No one envisages that this is going to be easy to strike even because the UK government still does not seem to know what kind of relationship it wants to forge with the EU. The EU is refusing to hold any kind of negotiations before the UK actually requests to withdraw from the union in terms of Article 50 of the Treaty on European Union.

In his comments after last week’s European Council meeting, the first attended by Theresa May as prime minister, Council President Donald Tusk made it very clear that the EU heads of state and government did not discuss Brexit and that no negotiations would take place before the UK invokes Article 50. He did add, however, that “the basic principles and rules, namely the single market and indivisibility of the four freedoms, will remain our firm stance”.

Notions of national sovereignty and independence are used or abused whenever it is politically expedient

In her remarks before the meeting, May insisted that so long as the UK remains in the EU, it intends “to play a full role” and “will be a strong and dependable partner after we have left”. Her choice of words is somewhat different to those she adopted when addressing the British Conservative Party conference in Birmingham a few weeks ago where she sounded more like one of the Brexiteers. It is a fact that she had actually campaigned for the country to stay in the EU as has clearly emerged from a recording released this week of remarks she made to British bankers last May.

In Birmingham, May stated that: “We are leaving [the EU] to become, once more, a fully sovereign and independent country.” Just before, she referred tolaws being made in Westminster andnot in Brussels, judges sitting in courts across the land and not in Luxembourg and “the authority of EU law in this country ended forever”.

It’s quite ironic though that while the British Prime Minister complains about loss of sovereignty, a region in Belgium is blocking the conclusion of a trade deal between the EU single market of 500 million and the 10th largest economy in the world. It is mind-boggling since on the one hand we claim loss of sovereignty whereas in practice, both CETA and TTIP risk failure precisely because one or more of the EU’s sovereign member states are raising difficulties.

Notions of national sovereignty and independence are used or abused whenever it is politically expedient especially by national politicians all across Europe in an effort to drum up popular support and win elections.
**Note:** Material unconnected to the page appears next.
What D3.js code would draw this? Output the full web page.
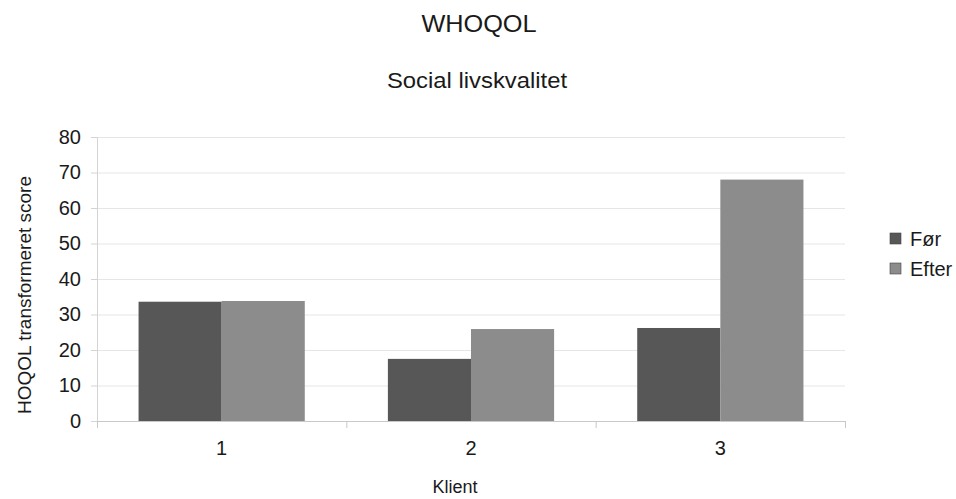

Some still speak of sovereignty as an abstract concept, forgetting about today’s political and economic context.

When the seeds of what is now the EU were sown 70 years ago, this was in response to the disastrous and tragic consequences of states claiming sovereign rights and unable to resolve conflicts through peaceful negotiation. The European project was conceived and construed to avoid a repetition of states using force to reaffirm their sovereign rights and independence as happened in the 20th century with two world wars resulting in the loss of millions of lives.

The post-World War II international context called for international organisations that would seek to preserve peace by establishing international norms and standards for the protection of fundamental rights and freedoms, trade etc. Just like in any society, individual freedoms are regulated by laws for the wellbeing of that society itself, in the international community, national sovereignty is no longer an absolute concept.

Sovereign states need to deal with one another and, moreover, there are universal values that cannot ever be subjected to the choices of one or more sovereign state.

The European Convention on Human Rights may, for instance, be construed by some as an encroachment on national sovereignty as is the jurisdiction of the European Court of Human Rights. However, God forbid we did not have this supra-national European ‘bill of rights’ that gives added protection to citizens.

In various countries, politicians are pushing dubious positions that reflect a world order that is outdated and that has failed miserably in the past. Dissatisfaction with the current situation cannot be eased by promising a return to the glorious old days, which were anything but glorious or at least glorious only for the few who were in charge. This is what Nigel Farage did in the UK and what Marin Le Pen is doing in France to mention just a couple of examples. The post- war international scenario was envisaged as one that provided for checks and balances that limit excesses in the exercise of national sovereignty.

International organisations, including the EU, were not intended to lead to a loss of sovereignty but to the pooling or sharing of sovereignty to spare the planet from the kind of catastrophes that result from notions of sovereignty and independence that belong to the Middle Ages.